There’s a secret weapon in the battle to retain a VC’s attention in a pitch meeting. And its hiding in plain sight. It can be found in every VC conference room from coast to coast, yet its rarely used.
Sure, you can follow the pitching forumla found on most VC websites. My friend, Mark Suster, even bulleted it out for everyone in his post yesterday:
- Bio of top 3 people in the company.

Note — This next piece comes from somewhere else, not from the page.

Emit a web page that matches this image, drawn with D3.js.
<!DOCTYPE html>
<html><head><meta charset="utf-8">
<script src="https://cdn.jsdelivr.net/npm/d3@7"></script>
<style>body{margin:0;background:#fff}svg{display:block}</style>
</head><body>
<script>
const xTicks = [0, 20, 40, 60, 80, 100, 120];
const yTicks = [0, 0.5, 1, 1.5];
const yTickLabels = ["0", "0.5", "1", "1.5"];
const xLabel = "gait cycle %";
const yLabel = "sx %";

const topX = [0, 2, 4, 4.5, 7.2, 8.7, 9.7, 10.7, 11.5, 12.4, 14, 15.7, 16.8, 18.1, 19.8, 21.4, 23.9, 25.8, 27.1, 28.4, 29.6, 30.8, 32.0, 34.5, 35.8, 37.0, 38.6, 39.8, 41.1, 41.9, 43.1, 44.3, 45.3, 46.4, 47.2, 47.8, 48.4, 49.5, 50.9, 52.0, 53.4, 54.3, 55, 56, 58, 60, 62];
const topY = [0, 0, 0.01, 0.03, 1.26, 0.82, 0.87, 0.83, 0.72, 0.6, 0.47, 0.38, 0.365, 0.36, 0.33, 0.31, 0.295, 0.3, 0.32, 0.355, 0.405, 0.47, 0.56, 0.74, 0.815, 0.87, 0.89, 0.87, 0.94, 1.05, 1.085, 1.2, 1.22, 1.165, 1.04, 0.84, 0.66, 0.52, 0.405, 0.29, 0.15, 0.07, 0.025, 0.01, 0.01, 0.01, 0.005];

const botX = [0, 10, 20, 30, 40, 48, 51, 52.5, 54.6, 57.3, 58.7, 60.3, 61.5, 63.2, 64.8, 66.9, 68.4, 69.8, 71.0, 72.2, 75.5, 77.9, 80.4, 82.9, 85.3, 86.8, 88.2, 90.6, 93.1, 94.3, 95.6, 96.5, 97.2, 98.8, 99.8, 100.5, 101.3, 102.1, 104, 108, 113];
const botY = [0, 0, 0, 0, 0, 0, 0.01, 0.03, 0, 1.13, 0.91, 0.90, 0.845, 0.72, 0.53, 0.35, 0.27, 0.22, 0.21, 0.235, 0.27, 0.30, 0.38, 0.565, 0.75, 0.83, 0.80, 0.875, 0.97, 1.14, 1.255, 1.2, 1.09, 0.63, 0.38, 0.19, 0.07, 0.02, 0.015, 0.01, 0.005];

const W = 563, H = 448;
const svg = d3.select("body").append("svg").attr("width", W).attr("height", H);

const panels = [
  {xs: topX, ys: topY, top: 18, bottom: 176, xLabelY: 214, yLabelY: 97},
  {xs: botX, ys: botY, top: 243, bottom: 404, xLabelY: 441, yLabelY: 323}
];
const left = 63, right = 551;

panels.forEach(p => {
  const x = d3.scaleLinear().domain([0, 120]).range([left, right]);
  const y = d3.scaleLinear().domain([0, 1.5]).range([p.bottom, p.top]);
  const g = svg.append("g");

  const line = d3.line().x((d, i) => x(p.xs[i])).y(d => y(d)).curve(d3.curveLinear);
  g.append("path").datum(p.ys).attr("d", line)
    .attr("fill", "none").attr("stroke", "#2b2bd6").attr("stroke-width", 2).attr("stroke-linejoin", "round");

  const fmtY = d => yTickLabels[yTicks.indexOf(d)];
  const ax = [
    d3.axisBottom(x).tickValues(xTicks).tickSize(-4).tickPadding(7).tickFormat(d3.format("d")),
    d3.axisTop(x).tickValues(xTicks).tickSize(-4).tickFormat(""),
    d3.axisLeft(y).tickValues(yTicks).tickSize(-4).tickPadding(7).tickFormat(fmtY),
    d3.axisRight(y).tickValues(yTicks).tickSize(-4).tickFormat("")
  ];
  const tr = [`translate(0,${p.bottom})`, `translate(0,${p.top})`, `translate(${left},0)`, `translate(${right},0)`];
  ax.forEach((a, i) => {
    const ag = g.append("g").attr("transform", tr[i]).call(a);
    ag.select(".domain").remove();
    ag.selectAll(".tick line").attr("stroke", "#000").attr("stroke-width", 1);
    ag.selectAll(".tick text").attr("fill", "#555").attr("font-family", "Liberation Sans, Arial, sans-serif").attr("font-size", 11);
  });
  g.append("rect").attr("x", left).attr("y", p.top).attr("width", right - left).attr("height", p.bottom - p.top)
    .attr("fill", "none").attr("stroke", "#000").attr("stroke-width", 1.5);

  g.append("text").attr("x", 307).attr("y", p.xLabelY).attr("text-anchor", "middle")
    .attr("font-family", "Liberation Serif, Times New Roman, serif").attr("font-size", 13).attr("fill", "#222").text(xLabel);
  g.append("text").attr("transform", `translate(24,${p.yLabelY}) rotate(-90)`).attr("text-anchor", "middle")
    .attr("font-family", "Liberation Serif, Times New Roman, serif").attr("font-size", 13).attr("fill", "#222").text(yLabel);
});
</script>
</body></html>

Short sentence, bullet points, easy to read.
- Problem definition (with the market … it’s why you exist)
- How you solve that problem conceptually at the highest level
- Details on the solution
- [Demo could go here]
- Why you believe there is economic value in what you do / how you think you can monetize one day
- Competition
- Progress to date of your company (when started, key milestones, what shape is the product in, any pilot / beta customers, financing)
- Market sizing
- Potential future exit possibilities
- How much are you raising, how long will it last, key milestones you plan to hit before the next round
Viola, you have the perfectly scripted pitch meeting. Just like everybody else.
I can almost certainly guarantee that by the time you’ve hit the 5th bullet in Mark’s list, the VC on the other side of the table has checked their phone at least once.

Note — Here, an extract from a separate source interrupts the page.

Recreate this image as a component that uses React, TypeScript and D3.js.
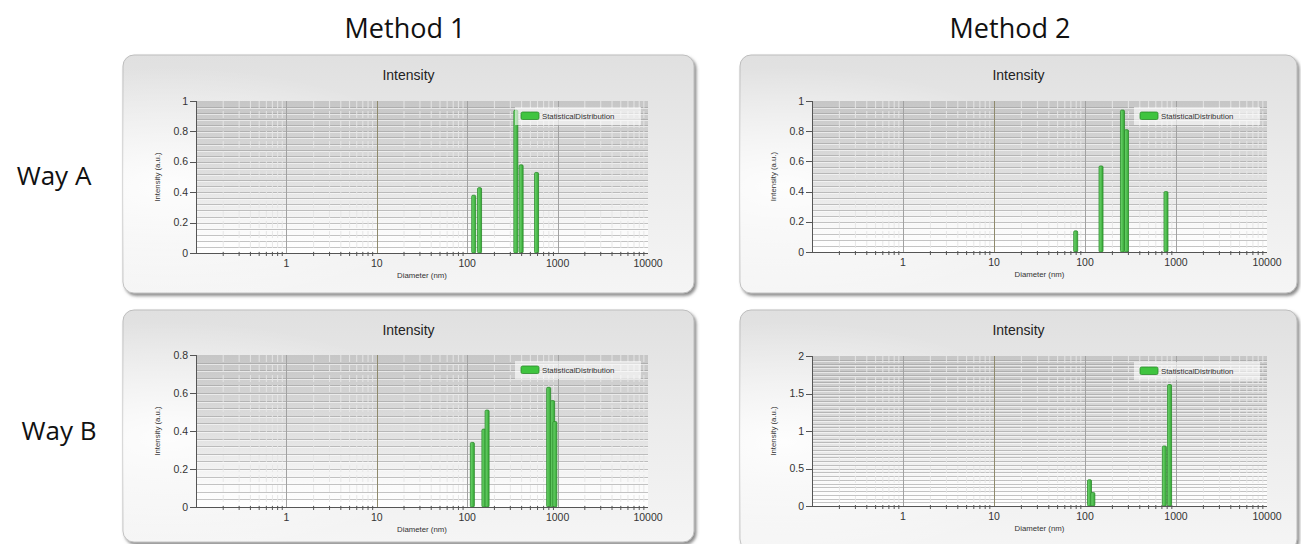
import React from "react";
import * as d3 from "d3";

// ---------- data ----------
const columnTitles = ["Method 1", "Method 2"];
const rowTitles = ["Way A", "Way B"];
const panelTitle = "Intensity";
const xAxisTitle = "Diameter (nm)";
const yAxisTitle = "Intensity (a.u.)";
const legendLabel = "StatisticalDistribution";
const xTickValues = [1, 10, 100, 1000, 10000];

// Method 1 / Way A
const m1aDiameter = [118, 137, 345, 395, 585];
const m1aIntensity = [0.38, 0.43, 0.94, 0.58, 0.53];
// Method 2 / Way A
const m2aDiameter = [79, 150, 258, 286, 776];
const m2aIntensity = [0.14, 0.57, 0.94, 0.81, 0.4];
// Method 1 / Way B
const m1bDiameter = [114, 153, 166, 796, 881, 933];
const m1bIntensity = [0.34, 0.41, 0.51, 0.63, 0.56, 0.45];
// Method 2 / Way B
const m2bDiameter = [112, 122, 745, 850];
const m2bIntensity = [0.35, 0.18, 0.8, 1.62];

const yTicksA = [0, 0.2, 0.4, 0.6, 0.8, 1];
const yTicksB1 = [0, 0.2, 0.4, 0.6, 0.8];
const yTicksB2 = [0, 0.5, 1, 1.5, 2];

type Panel = {
  id: string;
  card: { x: number; y: number; w: number; h: number };
  plot: { l: number; r: number; t: number; b: number };
  yMax: number;
  yTicks: number[];
  yMinorStep: number;
  diam: number[];
  vals: number[];
};

const panels: Panel[] = [
  { id: "p1", card: { x: 123, y: 55, w: 571, h: 238 }, plot: { l: 196, r: 648, t: 101, b: 253 }, yMax: 1, yTicks: yTicksA, yMinorStep: 0.04, diam: m1aDiameter, vals: m1aIntensity },
  { id: "p2", card: { x: 740, y: 55, w: 557, h: 238 }, plot: { l: 812, r: 1267, t: 101, b: 252 }, yMax: 1, yTicks: yTicksA, yMinorStep: 0.04, diam: m2aDiameter, vals: m2aIntensity },
  { id: "p3", card: { x: 123, y: 310, w: 571, h: 232 }, plot: { l: 196, r: 648, t: 355, b: 507 }, yMax: 0.8, yTicks: yTicksB1, yMinorStep: 0.04, diam: m1bDiameter, vals: m1bIntensity },
  { id: "p4", card: { x: 740, y: 310, w: 557, h: 240 }, plot: { l: 812, r: 1267, t: 356, b: 506 }, yMax: 2, yTicks: yTicksB2, yMinorStep: 0.05, diam: m2bDiameter, vals: m2bIntensity },
];

const FONT = "'Liberation Sans', Arial, sans-serif";
const BIG = "'Open Sans', sans-serif";

function fmt(v: number) {
  return String(+v.toFixed(2));
}

function ChartPanel({ p }: { p: Panel }) {
  const xs = d3.scaleLog().domain([0.1, 10000]).range([p.plot.l, p.plot.r]);
  const ys = d3.scaleLinear().domain([0, p.yMax]).range([p.plot.b, p.plot.t]);
  const minorX: number[] = [];
  for (let dec = 0.1; dec < 10000; dec *= 10) {
    for (let k = 2; k <= 9; k++) minorX.push(dec * k);
  }
  const majorX = [1, 10, 100, 1000];
  const nMinor = Math.round(p.yMax / p.yMinorStep);
  const minorY = d3.range(1, nMinor).map((i) => i * p.yMinorStep);
  const cx = p.card.x + p.card.w / 2;
  const plotCx = (p.plot.l + p.plot.r) / 2;
  const plotCy = (p.plot.t + p.plot.b) / 2;
  const legX = p.plot.r - 133;
  const legY = p.plot.t + 6;
  return (
    <g>
      <rect x={p.card.x} y={p.card.y} width={p.card.w} height={p.card.h} rx={11} fill="url(#cardGrad)" stroke="#bdbdbd" strokeWidth={1} filter="url(#shadow)" />
      <rect x={p.card.x} y={p.card.y} width={p.card.w} height={p.card.h} rx={11} fill="url(#cardGlow)" />
      <text x={cx} y={p.card.y + 25} textAnchor="middle" fontFamily={FONT} fontSize={14} fill="#222">{panelTitle}</text>
      {/* plot background */}
      <rect x={p.plot.l} y={p.plot.t} width={p.plot.r - p.plot.l} height={p.plot.b - p.plot.t} fill="url(#plotGrad)" />
      {/* horizontal grid */}
      {minorY.map((v, i) => (
        <g key={"hy" + i}>
          <line x1={p.plot.l} x2={p.plot.r} y1={Math.round(ys(v)) + 0.5} y2={Math.round(ys(v)) + 0.5} stroke="#9e9e9e" strokeWidth={1} opacity={0.6} />
          <line x1={p.plot.l} x2={p.plot.r} y1={Math.round(ys(v)) + 1.5} y2={Math.round(ys(v)) + 1.5} stroke="#ffffff" strokeWidth={1} opacity={0.55} />
        </g>
      ))}
      {/* vertical minor grid */}
      {minorX.map((v, i) => (
        <line key={"mx" + i} x1={xs(v)} x2={xs(v)} y1={p.plot.t} y2={p.plot.b} stroke="#e6e6e6" strokeWidth={1} strokeDasharray="7,3" opacity={0.95} />
      ))}
      {majorX.map((v, i) => (
        <line key={"Mx" + i} x1={Math.round(xs(v)) + 0.5} x2={Math.round(xs(v)) + 0.5} y1={p.plot.t} y2={p.plot.b} stroke={v === 10 ? "#8f8a6c" : "#a2a2a2"} strokeWidth={1} />
      ))}
      {/* bars */}
      {p.diam.map((d, i) => {
        const x = xs(d);
        const y = ys(p.vals[i]);
        return (
          <rect key={"b" + i} x={x - 2} y={y} width={4} height={p.plot.b - y} rx={1.2} fill="url(#barGrad)" stroke="#2b8a2b" strokeWidth={0.8} />
        );
      })}
      {/* legend */}
      <rect x={legX} y={legY} width={126} height={18} fill="#ffffff" opacity={0.6} />
      <rect x={legX + 6} y={legY + 5} width={18} height={7.5} rx={1.5} fill="#3fc43f" stroke="#2a8a2a" strokeWidth={0.8} />
      <text x={legX + 27} y={legY + 11.8} fontFamily={FONT} fontSize={7.8} fill="#333">{legendLabel}</text>
      {/* axes */}
      <line x1={p.plot.l} x2={p.plot.r} y1={p.plot.b + 0.5} y2={p.plot.b + 0.5} stroke="#555" strokeWidth={1} />
      <line x1={p.plot.l + 0.5} x2={p.plot.l + 0.5} y1={p.plot.t} y2={p.plot.b} stroke="#555" strokeWidth={1} />
      {minorX.map((v, i) => (
        <line key={"tx" + i} x1={xs(v)} x2={xs(v)} y1={p.plot.b - 1} y2={p.plot.b + 3} stroke="#555" strokeWidth={1} />
      ))}
      {xTickValues.map((v, i) => (
        <text key={"xl" + i} x={xs(v)} y={p.plot.b + 14} textAnchor="middle" fontFamily={FONT} fontSize={10.5} fill="#333">{String(v)}</text>
      ))}
      {p.yTicks.map((v, i) => (
        <g key={"yt" + i}>
          <line x1={p.plot.l - 6} x2={p.plot.l} y1={Math.round(ys(v)) + 0.5} y2={Math.round(ys(v)) + 0.5} stroke="#555" strokeWidth={1} />
          <text x={p.plot.l - 8} y={ys(v) + 3.5} textAnchor="end" fontFamily={FONT} fontSize={10.5} fill="#333">{fmt(v)}</text>
        </g>
      ))}
      <text x={plotCx} y={p.plot.b + 25} textAnchor="middle" fontFamily={FONT} fontSize={7.8} fill="#333">{xAxisTitle}</text>
      <text transform={`translate(${p.plot.l - 36},${plotCy}) rotate(-90)`} textAnchor="middle" fontFamily={FONT} fontSize={7.8} fill="#333">{yAxisTitle}</text>
    </g>
  );
}

export default function App() {
  return (
    <svg width={1301} height={544} style={{ position: "absolute", left: 0, top: 0, background: "#fff" }}>
      <defs>
        <linearGradient id="cardGrad" x1="0" y1="0" x2="0" y2="1">
          <stop offset="0" stopColor="#e0e0e0" />
          <stop offset="0.5" stopColor="#ececec" />
          <stop offset="1" stopColor="#f5f5f5" />
        </linearGradient>
        <radialGradient id="cardGlow" cx="0.08" cy="0.55" r="0.5">
          <stop offset="0" stopColor="#ffffff" stopOpacity={0.9} />
          <stop offset="1" stopColor="#ffffff" stopOpacity={0} />
        </radialGradient>
        <linearGradient id="plotGrad" x1="0" y1="0" x2="0" y2="1">
          <stop offset="0" stopColor="#c6c6c6" />
          <stop offset="0.55" stopColor="#e2e2e2" />
          <stop offset="0.85" stopColor="#fafafa" />
          <stop offset="1" stopColor="#ffffff" />
        </linearGradient>
        <linearGradient id="barGrad" x1="0" y1="0" x2="1" y2="0">
          <stop offset="0" stopColor="#6fd66f" />
          <stop offset="1" stopColor="#35a835" />
        </linearGradient>
        <filter id="shadow" x="-5%" y="-5%" width="110%" height="115%">
          <feDropShadow dx="2" dy="2.5" stdDeviation="1.6" floodColor="#666" floodOpacity="0.75" />
        </filter>
      </defs>
      {panels.map((p) => (
        <ChartPanel key={p.id} p={p} />
      ))}
      <text x={405} y={38} textAnchor="middle" fontFamily={BIG} fontSize={27} fill="#111">{columnTitles[0]}</text>
      <text x={1010} y={38} textAnchor="middle" fontFamily={BIG} fontSize={27} fill="#111">{columnTitles[1]}</text>
      <text x={54} y={185} textAnchor="middle" fontFamily={BIG} fontSize={26} fill="#111">{rowTitles[0]}</text>
      <text x={59} y={440} textAnchor="middle" fontFamily={BIG} fontSize={26} fill="#111">{rowTitles[1]}</text>
    </svg>
  );
}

The secret weapon, that I’ve found, to combat VC’s phone flipping ways (of which I’m terribly guilty) is use of the white board.
There’s just something magical about the things. They’re stinky, they’re messy, they’re imperfect- just like entrepreneurship.
When an entrepreneur steps to the whiteboard the energy in the room totally changes. There’s movement, there’s action, there’s something happening that requires attention. The conversation moves from consuming images on a screen in lean back mode, to active engagement. Half baked ideas get refined, new ideas emerge and a two way dialoge develops where a one way monologue once was.
The VC you’re pitching will be bought into the conversation in a very different way as well. They’re now co-creating with you. Brainstorming with you. Drawing on their experiences when they were entrepreneurs or executives scribbling on white boards just like you.
Maybe I’ve been huffing too many fumes from dry erase markers, but I don’t think any discussion on pitch strategies is complete without incorporating white board time into the meeting.